Back to my dog for a minute. She is a husky crossed with a few other breeds (one of a kind really). She has a curly tail that is sort of like her happiness meter. When we are in the car, which she really doesn't enjoy, her tail is straight and tucked between her hind legs and up under her body. As we were running together her tail was quite possibly a double spiral curl!

I think that the dog and I are going to do just fine "learning to run".

Saturday, January 30, 2010

Talking to myself??!!

I talk to myself... there I said it. I always have talked to myself its not a new thing. I sometimes rehash previous conversations or review things with myself. Sometimes I start thinking about things that I want to talk about with other people. This talking to myself is sometime verbal and sometimes just thoughts where I carry on my inner conversation.

Most of the time I remember that I haven't actually discussed these topics yet, but my poor hubby usually gets the random ends of conversations that we have yet to actually speak. It usually goes like this... hubby and I discussing some event (like what to have for dinner) and then out of left field with the proverbial hockey stick I say I think we should buy it, get it, get rid of it. I get the look like what is "IT" and then I realize that as we are discussing something (or even just sitting quietly) I am thinking things through in my head. It could be a new couch or a vacation spot or pretty much anything. It all makes perfect sense to me (after all I was privy to the whole conversation). My hubby seems to think that I've flipped my lid or maybe I'm talking to someone else although he's the only person in the room with me. Of course now that we've been married eight years he's used to it and mostly mocks me about this trait (habit, flaw... whatever).

It reminds me of the cartoon "Pinky and the Brain" when Brain would say to Pinky: "Are you pondering what I'm pondering" and Pinky would reply something nonsensical like: "Yeah, but how did they get the elephant into the tutu?"

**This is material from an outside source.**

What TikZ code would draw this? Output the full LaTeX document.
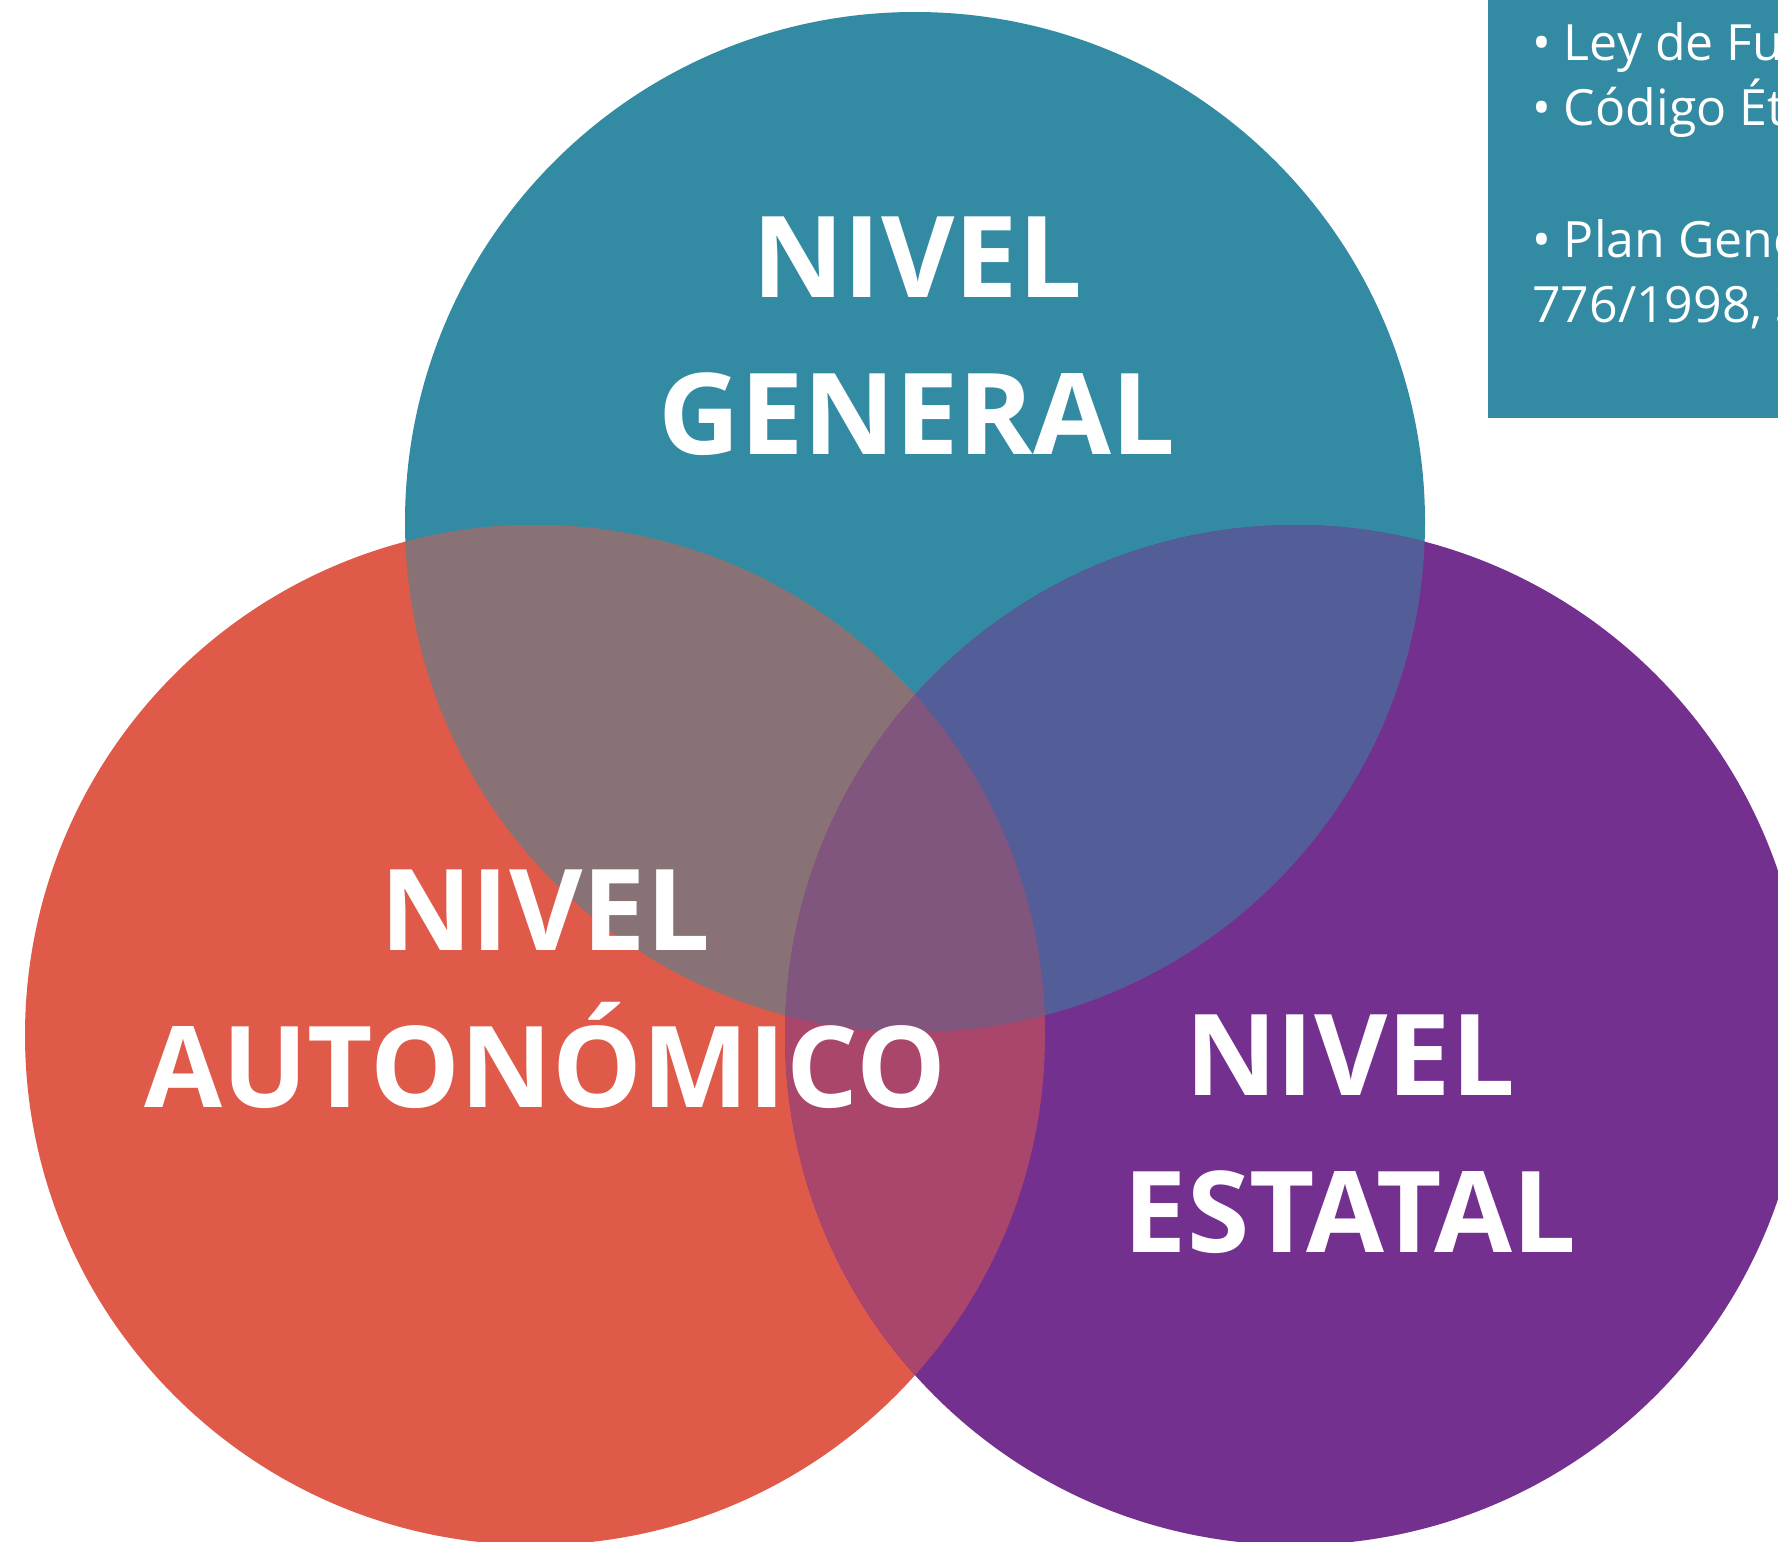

Of course now I have a chatty 3 year old son who is always listening to every word I've had to curtail my actually talking to myself out loud. Every time he hears it I'm peppered with questions and demands for explanation... why, why is that a funny thing, who, where... .

So now I'm blogging. My theory is that blogging is the ultimate form of talking to oneself and its not considered eccentric or crazy in any way.... Ahhh now we're talking!

Wednesday, January 27, 2010

Evolution of the Road trip...

The idea of a road trip has always been near and dear to my heart, however, it has evolved over time and probably will continue to do so.

My family lived in a small town when I was growing up. We did not live near any extended family so our road trips were mainly trips to visit grandparents who doted on my brother and I. They were long, boring, motion sick trips that involved a lot of poking and bickering about who was allowed which part of the enormous bench seat of the ancient Jimmy my parents owned. However they always ended well with a great visit with relatives and shopping trips to the big city malls! When I was older and involved in more sporting events road trips had more purpose such as weekend swimmeets and school volleyball tournaments. Mostly it was social where I got to hang out with my friends and eat at fast food places (Mclishious)!! When I got my drivers license my mom would let me borrow her car for daytrips so that I could drive 3hrs each way to go shopping with my friends!

When I met my husband we would take great road trip adventures! We'd leave around supper time on a trip where our destination was at least 7 hours away... finally arriving around midnight with no problems getting up the next day, staying a couple of days and then repeating the trek home again. After we were married we moved to Northern Alberta where even the simplest shopping trip was hours away, but that didn't stop us! We'd make mixed CD's to commemorate the drive and listen to them endlessly, much to my hubby's chagrin!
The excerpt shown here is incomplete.